In the process, it has created greater transparency with the community, allowing residents to contact the police in ways that may seem less intimidating than calling the dispatch desk or visiting the Green Street station, Simons added.
The hope is that the department, via Twitter, can provide real-time updates on breaking situations such as snowstorms or traffic flow.
For the most part, Simons is the sole officer tweeting and keeping up with Twitter. He is eventually hoping to train dispatchers and other personnel on how to use Twitter so they can provide updates as well. Facebook messages, meanwhile, are posted by Simons, other detectives, one dispatcher and City Marshal Thomas Howard.
Simons stressed that Twitter and Facebook aren’t monitored around the clock.
“It’s becoming a bigger endeavor,” Simons said, adding that he thoroughly enjoys working with Twitter and Facebook. “It’s been an eye-opener for me.”
When Newburyport police opened its Facebook page, social media use among law-enforcement agencies in the region was sparse. But since then, Amesbury, Newbury and other departments have created their own Facebook pages and opened Twitter accounts. But none of the departments seem to be as active as Newburyport police in updating their status, relaying information or tweeting the latest news.

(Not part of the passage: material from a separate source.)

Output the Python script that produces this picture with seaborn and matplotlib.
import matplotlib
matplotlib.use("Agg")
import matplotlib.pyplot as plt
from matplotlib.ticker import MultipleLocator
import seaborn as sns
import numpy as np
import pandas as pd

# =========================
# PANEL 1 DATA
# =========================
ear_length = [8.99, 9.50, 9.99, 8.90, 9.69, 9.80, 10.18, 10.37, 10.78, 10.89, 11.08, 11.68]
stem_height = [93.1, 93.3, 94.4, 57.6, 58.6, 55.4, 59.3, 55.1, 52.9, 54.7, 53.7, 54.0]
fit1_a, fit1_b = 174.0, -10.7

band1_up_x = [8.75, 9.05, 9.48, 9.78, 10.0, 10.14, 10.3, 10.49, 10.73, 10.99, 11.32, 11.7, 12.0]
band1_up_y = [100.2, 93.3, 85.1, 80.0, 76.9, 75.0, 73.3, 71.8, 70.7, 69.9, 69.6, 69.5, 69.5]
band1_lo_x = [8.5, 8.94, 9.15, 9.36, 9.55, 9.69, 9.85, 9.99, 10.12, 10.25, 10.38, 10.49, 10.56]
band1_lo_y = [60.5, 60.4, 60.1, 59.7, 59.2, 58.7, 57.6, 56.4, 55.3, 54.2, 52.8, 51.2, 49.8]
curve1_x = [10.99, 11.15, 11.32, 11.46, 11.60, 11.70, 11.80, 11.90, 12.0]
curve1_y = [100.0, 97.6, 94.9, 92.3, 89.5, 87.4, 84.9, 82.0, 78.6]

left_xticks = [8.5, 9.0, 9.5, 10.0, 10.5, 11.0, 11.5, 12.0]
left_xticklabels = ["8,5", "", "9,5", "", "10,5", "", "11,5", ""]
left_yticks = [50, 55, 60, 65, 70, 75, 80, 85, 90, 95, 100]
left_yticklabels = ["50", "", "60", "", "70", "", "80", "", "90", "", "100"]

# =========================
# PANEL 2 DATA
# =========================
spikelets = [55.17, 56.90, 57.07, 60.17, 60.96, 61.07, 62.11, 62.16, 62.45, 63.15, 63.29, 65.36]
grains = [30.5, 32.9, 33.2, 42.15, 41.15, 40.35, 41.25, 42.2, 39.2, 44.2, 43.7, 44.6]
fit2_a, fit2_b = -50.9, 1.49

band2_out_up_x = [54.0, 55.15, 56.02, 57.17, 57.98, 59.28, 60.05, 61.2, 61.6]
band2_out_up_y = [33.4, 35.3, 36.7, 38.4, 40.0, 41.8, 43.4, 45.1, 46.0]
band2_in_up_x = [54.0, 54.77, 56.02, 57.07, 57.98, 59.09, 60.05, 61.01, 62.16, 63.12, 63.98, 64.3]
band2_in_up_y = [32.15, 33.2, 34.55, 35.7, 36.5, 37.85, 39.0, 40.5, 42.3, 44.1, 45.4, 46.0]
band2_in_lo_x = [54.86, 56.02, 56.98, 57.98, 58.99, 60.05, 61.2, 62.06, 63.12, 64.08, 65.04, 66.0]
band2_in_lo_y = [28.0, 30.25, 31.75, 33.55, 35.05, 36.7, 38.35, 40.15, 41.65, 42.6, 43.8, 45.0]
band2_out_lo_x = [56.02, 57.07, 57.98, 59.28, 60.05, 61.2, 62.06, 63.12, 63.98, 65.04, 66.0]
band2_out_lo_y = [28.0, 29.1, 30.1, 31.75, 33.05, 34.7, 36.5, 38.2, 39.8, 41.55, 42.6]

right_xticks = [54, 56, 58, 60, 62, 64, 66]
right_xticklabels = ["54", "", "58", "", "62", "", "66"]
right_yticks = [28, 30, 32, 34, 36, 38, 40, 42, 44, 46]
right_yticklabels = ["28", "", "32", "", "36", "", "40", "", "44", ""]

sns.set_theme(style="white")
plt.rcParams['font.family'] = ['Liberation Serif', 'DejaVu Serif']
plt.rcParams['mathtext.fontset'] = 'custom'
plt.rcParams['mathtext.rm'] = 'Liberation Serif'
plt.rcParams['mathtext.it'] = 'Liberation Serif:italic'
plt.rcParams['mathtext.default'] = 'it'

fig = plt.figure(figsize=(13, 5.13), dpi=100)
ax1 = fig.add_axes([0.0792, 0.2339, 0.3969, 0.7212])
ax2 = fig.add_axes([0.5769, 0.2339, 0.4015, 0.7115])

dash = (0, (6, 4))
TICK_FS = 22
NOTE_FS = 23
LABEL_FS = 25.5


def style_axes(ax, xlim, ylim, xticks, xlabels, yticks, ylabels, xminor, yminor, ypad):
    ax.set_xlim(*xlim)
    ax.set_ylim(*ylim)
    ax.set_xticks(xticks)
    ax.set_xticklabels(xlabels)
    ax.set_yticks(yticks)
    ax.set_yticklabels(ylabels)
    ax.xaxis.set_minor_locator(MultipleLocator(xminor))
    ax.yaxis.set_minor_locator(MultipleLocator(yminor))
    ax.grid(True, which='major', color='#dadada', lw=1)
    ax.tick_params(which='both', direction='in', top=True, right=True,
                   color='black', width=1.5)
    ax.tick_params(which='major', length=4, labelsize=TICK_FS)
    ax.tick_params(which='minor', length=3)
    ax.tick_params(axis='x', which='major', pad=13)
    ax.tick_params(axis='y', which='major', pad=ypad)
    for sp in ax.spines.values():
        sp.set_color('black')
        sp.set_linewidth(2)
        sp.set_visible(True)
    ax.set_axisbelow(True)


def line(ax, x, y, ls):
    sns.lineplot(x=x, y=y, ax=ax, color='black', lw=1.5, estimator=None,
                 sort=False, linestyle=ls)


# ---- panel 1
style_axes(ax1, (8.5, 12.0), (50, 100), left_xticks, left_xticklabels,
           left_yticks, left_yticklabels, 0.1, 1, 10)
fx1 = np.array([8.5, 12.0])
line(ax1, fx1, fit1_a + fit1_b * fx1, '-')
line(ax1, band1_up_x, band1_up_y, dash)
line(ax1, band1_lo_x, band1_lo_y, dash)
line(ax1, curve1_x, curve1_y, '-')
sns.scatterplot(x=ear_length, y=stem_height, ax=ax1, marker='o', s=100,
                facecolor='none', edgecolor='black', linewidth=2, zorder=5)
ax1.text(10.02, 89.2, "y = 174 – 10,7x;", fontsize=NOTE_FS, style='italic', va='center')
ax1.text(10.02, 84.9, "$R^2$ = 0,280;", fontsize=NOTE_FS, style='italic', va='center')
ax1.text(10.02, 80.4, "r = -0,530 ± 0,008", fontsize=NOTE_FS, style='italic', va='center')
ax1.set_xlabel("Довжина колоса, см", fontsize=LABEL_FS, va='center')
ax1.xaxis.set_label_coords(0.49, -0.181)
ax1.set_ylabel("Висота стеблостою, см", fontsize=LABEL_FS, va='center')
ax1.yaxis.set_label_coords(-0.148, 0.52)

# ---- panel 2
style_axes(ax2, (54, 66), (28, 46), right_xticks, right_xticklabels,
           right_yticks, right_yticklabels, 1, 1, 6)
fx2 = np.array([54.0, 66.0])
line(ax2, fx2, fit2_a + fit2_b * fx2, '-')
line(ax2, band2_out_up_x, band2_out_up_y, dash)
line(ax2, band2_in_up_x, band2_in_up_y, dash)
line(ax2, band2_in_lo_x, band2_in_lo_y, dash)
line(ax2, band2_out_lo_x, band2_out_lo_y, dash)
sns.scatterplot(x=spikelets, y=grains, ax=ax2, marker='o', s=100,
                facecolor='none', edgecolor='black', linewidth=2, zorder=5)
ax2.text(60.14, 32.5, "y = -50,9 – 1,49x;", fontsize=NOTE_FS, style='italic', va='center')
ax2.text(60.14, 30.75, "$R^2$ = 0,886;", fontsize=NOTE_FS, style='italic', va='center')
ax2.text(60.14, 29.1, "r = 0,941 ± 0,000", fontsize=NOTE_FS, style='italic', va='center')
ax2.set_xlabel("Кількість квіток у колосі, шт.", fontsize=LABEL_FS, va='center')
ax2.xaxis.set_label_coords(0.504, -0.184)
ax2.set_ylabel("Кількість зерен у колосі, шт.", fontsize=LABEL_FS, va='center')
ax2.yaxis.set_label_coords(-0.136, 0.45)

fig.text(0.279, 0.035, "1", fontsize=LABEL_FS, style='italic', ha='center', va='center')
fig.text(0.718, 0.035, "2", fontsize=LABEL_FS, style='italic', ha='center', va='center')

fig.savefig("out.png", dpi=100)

In recent weeks, however, Newbury police have taken to Twitter and Facebook to remind residents and anyone hoping to see the devastation on Plum Island in the aftermath of recent storms that access to Plum Island Center and the beaches south of the groin has remained closed.
Police there closed the beach almost two weeks ago following a massive winter storm that knocked two houses off their foundations and forced the demolition of four others. Several other houses were deemed uninhabitable or in danger of meeting a similar fate.